The video, which is just over a minute long, shows approximately one hundred people uprooting freshly-planted saplings. “Planting trees is against Islam,” reads the caption on one of the most widely circulated posts featuring this video. The author of this post, who lives in India, says the footage was filmed in Pakistan, a majority Muslim country. The post was retweeted more than 10,000 times and has so far garnered more than two million views.
Shortly after social media users in India first started circulating this video online, it was picked up by people in Iran and in far-right groups in France who mocked the men uprooting trees for supposedly religious reasons.
Why it’s false
On August 9, Pakistani Prime Minister Imran Khan officially launched a vast tree-planting campaign across the country, with the aim of planting 3.5 million trees in a single day. Local officials were told to choose appropriate locations for the trees in their home regions. In Khyber, a district in northern Pakistan, local authorities designated an abandoned piece of land for the trees.

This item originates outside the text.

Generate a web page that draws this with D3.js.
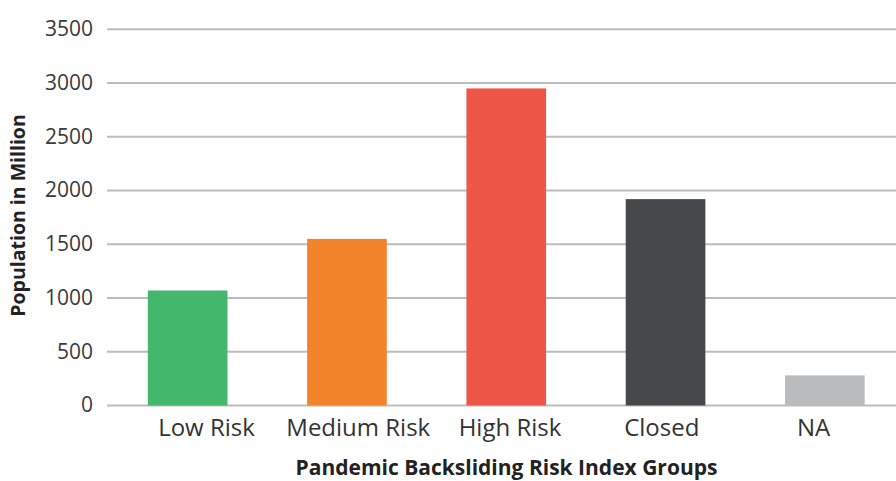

That day, a group of volunteers calling themselves the “Tiger Forces” planted thousands of trees in the designated zone. But just a few hours later, hundreds of people came and ripped out the newly planted saplings.
Our Observer Umar Farooq lives in Khyber, Pakistan. He wasn’t an eyewitness to the incident, but he knows the region well.
What happened has nothing to do with Islam or any other ideology. The local authorities decided to plant trees on an arid strip of land that is claimed by two different local tribes, the Sipah and the Ghabi Khali. The local authorities have already negotiated with the Khali tribe and they were ok with the government about planting trees here, meanwhile the local authorities did not [do] the same with [the] Sipah tribe. However while some of the members of the Sipah tribe were ok with using this space to plant trees, others weren’t. They are the ones who came and ripped up all the newly planted trees.
That afternoon, elders from the Sipah tribe came to replant the trees. They also apologized for the younger members of their tribe, even though the damage was already done.